# Directions
Wherever the word "matplotlib" appears in a line, copy that line.
━━━━━━━━
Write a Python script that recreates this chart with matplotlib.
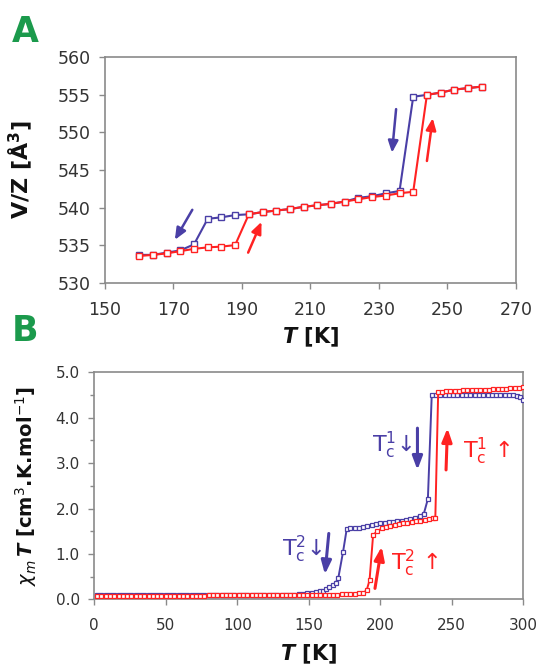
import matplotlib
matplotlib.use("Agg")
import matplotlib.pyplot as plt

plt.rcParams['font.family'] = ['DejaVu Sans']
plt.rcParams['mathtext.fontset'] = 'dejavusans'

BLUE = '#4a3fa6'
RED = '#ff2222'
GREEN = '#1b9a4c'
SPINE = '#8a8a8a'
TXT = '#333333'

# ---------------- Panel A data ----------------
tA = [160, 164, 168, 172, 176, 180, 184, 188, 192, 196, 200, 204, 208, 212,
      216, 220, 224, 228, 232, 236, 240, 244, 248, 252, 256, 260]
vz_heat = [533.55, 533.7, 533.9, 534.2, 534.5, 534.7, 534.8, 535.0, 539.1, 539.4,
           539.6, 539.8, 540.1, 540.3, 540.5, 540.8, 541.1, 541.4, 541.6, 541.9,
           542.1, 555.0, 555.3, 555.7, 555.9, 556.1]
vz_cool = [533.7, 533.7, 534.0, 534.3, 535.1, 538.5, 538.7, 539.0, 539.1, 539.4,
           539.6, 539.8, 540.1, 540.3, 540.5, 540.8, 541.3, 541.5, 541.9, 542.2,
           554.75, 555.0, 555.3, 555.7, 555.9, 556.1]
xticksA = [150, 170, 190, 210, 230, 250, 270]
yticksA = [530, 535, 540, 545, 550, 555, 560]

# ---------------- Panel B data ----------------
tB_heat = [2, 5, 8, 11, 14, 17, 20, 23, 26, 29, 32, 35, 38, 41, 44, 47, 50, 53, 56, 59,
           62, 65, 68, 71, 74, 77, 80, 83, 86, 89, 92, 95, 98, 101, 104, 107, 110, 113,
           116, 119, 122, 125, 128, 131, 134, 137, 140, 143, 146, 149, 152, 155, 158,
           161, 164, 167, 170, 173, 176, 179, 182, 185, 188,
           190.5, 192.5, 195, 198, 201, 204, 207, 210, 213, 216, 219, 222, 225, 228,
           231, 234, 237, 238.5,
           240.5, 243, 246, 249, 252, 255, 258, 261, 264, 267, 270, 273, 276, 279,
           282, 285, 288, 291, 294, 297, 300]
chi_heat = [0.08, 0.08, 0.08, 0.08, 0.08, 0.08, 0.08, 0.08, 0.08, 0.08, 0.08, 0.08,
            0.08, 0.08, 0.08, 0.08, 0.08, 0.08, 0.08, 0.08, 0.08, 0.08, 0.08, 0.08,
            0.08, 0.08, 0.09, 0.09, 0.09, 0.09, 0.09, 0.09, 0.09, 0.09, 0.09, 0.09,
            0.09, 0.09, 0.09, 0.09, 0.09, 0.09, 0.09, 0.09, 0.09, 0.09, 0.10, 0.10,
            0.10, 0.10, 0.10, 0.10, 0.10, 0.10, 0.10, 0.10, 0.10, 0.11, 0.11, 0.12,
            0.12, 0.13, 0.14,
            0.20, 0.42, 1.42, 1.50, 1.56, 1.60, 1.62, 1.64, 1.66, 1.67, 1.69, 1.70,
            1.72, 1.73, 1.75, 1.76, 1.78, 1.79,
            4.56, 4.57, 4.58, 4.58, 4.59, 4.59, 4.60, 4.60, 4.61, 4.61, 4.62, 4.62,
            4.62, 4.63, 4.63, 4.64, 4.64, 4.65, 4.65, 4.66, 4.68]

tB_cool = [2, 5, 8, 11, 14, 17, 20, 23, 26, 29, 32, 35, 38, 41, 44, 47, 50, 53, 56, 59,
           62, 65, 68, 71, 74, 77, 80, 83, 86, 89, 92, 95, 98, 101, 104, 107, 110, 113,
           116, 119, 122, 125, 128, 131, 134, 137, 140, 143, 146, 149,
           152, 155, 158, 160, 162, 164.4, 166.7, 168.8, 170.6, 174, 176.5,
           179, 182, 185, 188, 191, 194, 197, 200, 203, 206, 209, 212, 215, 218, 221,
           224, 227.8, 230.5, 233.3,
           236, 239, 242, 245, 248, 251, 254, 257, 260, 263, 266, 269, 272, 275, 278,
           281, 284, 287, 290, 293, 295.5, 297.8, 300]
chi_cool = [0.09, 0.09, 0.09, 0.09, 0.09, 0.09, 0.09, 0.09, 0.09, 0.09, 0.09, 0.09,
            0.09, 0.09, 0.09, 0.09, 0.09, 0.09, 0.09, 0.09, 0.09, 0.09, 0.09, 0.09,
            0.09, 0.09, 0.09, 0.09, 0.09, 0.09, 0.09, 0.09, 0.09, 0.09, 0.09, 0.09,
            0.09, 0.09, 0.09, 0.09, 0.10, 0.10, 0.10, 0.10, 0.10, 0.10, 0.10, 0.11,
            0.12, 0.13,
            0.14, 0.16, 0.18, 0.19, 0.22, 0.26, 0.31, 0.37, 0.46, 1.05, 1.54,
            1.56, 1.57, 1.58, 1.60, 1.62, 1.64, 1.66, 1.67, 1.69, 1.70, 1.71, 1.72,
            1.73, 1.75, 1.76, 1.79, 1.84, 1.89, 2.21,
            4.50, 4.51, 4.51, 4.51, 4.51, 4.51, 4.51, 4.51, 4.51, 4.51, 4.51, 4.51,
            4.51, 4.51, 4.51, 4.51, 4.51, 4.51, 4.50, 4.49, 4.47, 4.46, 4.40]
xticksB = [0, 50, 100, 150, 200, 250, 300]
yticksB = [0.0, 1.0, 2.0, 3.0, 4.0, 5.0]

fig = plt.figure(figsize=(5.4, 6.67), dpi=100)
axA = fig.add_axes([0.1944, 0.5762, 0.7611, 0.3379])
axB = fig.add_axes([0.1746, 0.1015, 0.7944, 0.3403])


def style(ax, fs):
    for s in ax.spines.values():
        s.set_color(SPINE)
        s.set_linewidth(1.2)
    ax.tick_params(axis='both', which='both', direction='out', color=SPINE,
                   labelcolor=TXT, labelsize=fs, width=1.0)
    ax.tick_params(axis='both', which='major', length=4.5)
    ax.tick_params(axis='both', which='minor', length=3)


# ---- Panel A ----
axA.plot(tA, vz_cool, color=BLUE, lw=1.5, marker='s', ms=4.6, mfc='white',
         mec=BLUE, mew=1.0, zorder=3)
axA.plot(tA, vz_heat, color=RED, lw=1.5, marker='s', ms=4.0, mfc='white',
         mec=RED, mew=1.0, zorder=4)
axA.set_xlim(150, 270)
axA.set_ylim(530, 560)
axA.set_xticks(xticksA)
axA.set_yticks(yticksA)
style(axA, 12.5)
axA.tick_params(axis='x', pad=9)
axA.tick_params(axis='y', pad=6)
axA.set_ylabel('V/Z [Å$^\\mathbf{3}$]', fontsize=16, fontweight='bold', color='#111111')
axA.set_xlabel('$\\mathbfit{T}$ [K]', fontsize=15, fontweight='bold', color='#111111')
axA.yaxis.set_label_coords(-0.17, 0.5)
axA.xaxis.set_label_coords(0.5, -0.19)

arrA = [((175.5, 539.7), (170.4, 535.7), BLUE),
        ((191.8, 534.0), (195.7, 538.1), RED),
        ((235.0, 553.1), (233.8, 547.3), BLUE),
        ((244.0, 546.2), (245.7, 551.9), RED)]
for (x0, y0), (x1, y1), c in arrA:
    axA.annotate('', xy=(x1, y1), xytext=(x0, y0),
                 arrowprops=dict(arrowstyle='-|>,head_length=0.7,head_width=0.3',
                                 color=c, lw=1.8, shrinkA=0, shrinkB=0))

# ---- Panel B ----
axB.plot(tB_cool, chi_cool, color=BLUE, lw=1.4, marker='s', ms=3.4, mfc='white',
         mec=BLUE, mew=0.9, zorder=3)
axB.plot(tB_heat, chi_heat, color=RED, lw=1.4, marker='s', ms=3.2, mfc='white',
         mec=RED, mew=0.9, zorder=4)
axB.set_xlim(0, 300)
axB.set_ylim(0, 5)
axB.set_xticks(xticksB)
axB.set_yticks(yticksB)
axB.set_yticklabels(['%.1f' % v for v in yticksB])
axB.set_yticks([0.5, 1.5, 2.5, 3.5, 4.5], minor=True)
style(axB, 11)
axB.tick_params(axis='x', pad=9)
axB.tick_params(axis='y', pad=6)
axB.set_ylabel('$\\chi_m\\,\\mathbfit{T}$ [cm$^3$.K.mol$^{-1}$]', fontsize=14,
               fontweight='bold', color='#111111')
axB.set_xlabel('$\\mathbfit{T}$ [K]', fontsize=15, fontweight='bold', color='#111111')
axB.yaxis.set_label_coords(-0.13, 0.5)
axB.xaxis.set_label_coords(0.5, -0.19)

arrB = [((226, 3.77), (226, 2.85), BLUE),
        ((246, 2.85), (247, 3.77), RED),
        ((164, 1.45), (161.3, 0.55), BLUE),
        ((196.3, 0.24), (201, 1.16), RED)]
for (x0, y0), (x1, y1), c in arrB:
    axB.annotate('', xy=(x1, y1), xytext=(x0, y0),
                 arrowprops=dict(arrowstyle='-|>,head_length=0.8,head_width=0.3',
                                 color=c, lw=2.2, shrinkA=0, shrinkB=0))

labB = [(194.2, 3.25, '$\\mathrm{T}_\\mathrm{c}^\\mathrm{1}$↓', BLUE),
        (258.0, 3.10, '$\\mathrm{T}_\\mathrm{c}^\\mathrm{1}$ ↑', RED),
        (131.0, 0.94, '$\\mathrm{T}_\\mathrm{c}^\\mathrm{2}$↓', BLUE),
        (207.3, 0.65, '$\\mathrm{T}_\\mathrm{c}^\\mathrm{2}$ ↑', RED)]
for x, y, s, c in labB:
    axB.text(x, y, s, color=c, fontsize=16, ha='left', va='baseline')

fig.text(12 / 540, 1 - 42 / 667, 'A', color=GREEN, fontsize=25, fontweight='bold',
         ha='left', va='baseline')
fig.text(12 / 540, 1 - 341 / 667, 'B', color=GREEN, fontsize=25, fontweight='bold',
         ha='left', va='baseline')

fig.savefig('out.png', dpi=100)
━━━━━━━━
# Exercise result
Write a Python script that recreates this chart with matplotlib.
import matplotlib
matplotlib.use("Agg")
import matplotlib.pyplot as plt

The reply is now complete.